==== Given material
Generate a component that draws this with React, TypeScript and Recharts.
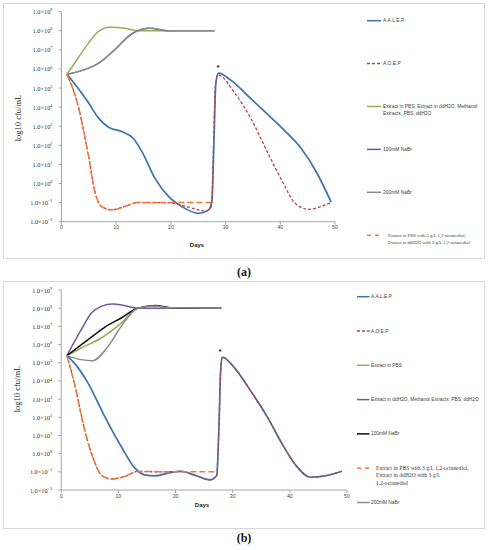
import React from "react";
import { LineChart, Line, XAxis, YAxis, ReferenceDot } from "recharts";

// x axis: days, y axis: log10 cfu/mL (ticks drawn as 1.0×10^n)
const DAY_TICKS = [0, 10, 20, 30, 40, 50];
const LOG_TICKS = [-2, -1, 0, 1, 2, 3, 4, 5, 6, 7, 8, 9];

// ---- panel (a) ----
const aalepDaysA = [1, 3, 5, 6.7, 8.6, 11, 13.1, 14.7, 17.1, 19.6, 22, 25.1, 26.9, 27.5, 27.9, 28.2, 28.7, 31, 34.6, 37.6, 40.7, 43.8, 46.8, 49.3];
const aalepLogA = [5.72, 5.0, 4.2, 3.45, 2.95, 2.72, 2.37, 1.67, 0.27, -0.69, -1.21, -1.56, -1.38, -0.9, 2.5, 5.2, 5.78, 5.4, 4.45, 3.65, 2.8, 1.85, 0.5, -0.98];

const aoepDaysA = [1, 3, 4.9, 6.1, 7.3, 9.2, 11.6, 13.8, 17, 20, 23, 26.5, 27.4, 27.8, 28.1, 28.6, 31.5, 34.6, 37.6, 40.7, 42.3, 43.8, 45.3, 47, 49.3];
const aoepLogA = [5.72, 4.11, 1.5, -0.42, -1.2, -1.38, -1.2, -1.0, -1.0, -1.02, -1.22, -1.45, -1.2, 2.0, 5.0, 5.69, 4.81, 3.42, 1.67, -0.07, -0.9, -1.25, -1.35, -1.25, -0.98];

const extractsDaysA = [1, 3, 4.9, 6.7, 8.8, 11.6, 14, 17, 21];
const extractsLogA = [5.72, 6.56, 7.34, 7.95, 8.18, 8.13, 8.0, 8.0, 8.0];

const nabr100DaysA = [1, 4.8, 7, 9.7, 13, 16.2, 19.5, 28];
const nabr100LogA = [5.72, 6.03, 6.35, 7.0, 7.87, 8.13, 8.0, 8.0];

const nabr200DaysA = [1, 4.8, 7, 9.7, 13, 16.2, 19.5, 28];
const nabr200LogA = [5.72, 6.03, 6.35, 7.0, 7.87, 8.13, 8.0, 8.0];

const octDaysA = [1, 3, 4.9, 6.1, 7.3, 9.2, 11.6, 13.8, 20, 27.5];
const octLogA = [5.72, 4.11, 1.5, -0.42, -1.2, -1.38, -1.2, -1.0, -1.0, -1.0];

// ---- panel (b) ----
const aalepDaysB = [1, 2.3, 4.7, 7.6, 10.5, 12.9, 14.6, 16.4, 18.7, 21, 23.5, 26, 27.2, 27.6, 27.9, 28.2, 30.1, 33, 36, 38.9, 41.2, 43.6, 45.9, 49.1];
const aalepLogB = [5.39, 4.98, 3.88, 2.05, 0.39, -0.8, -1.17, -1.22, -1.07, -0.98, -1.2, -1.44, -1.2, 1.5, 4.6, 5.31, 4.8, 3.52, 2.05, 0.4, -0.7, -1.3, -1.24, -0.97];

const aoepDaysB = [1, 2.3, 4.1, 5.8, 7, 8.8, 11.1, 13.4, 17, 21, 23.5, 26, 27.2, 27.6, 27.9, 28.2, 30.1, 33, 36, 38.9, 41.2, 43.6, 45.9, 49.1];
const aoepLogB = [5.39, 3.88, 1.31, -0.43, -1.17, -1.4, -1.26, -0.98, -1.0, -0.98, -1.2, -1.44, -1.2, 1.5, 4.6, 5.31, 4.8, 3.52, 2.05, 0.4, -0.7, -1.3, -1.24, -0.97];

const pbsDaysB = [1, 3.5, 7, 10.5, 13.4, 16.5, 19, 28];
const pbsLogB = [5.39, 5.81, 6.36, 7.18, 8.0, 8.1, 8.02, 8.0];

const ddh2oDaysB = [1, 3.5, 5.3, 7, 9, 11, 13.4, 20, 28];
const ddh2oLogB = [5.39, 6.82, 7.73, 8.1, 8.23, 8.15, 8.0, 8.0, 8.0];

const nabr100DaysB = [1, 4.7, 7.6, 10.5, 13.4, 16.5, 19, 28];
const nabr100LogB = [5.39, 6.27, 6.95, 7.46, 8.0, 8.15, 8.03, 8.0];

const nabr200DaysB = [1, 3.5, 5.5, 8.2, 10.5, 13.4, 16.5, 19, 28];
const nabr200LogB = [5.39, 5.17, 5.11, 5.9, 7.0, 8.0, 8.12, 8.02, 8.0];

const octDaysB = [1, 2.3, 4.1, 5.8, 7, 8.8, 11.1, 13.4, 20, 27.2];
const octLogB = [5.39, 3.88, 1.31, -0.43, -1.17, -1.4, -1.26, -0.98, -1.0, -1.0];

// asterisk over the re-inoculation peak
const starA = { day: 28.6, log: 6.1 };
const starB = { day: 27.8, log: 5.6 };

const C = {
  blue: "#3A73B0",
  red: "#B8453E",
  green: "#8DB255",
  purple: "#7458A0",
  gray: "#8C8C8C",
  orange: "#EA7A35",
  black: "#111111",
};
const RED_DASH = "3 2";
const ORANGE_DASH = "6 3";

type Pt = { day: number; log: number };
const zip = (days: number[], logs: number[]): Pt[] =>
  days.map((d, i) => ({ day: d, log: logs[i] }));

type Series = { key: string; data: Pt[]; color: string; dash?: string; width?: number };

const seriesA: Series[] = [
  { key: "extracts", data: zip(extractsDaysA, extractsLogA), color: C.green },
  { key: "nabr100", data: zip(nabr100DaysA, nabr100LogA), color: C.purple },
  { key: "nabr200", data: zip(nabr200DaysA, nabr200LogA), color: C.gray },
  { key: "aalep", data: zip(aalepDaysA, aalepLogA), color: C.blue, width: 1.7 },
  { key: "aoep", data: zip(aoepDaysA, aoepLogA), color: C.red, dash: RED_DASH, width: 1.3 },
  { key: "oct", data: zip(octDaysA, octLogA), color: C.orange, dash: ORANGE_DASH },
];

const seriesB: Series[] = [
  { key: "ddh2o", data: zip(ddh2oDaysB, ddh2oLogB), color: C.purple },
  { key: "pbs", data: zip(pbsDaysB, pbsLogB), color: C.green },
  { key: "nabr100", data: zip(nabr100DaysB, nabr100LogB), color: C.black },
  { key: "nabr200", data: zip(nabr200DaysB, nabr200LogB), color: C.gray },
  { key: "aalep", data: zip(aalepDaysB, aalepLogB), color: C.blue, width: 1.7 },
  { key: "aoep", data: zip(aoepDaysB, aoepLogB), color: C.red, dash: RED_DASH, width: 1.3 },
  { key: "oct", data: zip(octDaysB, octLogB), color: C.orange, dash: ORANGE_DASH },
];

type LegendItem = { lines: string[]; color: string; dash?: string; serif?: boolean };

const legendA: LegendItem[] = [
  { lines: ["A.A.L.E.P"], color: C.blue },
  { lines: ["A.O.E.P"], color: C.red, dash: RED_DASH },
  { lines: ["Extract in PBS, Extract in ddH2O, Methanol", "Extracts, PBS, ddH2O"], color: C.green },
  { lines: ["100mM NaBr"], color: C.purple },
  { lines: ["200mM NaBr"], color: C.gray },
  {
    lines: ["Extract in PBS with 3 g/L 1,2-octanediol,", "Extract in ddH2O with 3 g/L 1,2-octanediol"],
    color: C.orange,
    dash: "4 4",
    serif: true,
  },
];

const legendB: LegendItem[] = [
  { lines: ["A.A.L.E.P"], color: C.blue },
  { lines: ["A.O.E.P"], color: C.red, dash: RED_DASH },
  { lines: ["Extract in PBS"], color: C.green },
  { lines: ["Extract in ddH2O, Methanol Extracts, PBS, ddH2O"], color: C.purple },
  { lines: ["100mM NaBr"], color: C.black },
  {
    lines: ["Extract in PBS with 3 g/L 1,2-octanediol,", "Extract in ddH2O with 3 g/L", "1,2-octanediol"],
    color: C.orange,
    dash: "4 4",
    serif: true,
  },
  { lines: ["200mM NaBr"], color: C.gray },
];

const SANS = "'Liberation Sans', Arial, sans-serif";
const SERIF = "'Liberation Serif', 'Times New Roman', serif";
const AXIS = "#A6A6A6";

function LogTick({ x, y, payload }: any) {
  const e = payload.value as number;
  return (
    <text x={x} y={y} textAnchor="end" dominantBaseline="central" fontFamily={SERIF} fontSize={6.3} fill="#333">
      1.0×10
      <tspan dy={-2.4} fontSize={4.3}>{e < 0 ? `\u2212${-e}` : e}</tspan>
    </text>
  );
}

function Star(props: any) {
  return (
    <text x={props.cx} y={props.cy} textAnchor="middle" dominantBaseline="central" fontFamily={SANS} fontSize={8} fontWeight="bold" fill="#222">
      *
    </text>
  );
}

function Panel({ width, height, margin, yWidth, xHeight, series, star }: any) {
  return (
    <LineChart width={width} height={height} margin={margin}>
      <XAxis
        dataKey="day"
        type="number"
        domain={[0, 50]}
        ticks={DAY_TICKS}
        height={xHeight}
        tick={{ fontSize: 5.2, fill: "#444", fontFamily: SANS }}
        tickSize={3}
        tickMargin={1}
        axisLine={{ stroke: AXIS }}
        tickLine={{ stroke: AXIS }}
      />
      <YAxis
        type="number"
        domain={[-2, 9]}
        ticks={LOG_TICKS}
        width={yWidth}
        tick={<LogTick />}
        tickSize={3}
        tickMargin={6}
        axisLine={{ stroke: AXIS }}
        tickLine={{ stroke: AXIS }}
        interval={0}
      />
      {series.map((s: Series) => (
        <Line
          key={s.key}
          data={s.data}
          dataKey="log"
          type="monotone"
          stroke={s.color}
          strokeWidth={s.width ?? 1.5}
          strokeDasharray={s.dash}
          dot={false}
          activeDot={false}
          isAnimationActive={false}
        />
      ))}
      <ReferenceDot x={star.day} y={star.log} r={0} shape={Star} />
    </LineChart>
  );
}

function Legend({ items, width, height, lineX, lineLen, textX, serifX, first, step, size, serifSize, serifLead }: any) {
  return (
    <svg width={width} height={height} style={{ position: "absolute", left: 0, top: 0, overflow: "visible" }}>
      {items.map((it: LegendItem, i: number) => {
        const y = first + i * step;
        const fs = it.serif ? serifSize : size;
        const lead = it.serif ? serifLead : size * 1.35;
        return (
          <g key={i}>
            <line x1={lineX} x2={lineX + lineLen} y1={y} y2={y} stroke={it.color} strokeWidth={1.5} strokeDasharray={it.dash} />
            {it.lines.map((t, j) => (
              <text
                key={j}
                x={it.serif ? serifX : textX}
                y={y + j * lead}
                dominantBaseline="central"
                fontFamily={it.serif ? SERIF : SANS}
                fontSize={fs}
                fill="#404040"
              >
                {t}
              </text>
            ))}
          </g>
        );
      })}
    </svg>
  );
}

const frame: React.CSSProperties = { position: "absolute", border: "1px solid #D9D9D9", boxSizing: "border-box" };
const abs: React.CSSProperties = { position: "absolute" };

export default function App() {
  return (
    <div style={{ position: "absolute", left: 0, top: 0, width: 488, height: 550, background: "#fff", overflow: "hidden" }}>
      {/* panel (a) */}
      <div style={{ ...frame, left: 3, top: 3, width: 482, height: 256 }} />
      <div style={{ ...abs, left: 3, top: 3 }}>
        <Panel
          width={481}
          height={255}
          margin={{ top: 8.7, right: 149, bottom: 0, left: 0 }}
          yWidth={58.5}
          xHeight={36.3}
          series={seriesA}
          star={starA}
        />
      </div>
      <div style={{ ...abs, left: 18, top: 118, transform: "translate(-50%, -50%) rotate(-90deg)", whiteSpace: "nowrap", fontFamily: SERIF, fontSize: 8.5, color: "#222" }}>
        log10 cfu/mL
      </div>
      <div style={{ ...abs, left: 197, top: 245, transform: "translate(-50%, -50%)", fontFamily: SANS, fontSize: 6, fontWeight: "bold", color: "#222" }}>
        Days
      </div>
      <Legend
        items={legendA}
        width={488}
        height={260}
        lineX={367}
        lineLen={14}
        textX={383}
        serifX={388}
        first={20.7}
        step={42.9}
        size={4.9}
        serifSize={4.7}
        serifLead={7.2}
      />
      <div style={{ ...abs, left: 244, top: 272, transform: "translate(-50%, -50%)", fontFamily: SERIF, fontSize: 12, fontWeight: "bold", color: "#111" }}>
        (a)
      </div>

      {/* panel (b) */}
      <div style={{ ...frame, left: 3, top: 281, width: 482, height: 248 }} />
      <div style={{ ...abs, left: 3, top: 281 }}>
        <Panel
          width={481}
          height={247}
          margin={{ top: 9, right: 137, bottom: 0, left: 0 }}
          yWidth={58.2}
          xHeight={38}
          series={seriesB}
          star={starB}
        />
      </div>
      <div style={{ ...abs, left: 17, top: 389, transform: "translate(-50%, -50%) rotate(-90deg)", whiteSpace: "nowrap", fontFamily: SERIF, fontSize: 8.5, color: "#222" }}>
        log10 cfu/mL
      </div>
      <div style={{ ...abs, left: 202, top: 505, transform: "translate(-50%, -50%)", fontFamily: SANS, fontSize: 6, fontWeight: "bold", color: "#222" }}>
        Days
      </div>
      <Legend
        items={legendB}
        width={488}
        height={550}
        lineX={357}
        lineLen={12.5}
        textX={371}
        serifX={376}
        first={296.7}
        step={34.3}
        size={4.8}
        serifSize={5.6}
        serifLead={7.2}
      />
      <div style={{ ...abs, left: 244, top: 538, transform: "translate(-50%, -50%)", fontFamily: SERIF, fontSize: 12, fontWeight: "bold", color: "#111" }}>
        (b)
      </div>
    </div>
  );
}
========
Your goal:
Repeat, exactly and in full, each line from the start of the data to the line that contains "5, 6, 7, 8, 9];". Pictures do not go in.

Exercise result:
Generate a component that draws this with React, TypeScript and Recharts.
import React from "react";
import { LineChart, Line, XAxis, YAxis, ReferenceDot } from "recharts";

// x axis: days, y axis: log10 cfu/mL (ticks drawn as 1.0×10^n)
const DAY_TICKS = [0, 10, 20, 30, 40, 50];
const LOG_TICKS = [-2, -1, 0, 1, 2, 3, 4, 5, 6, 7, 8, 9];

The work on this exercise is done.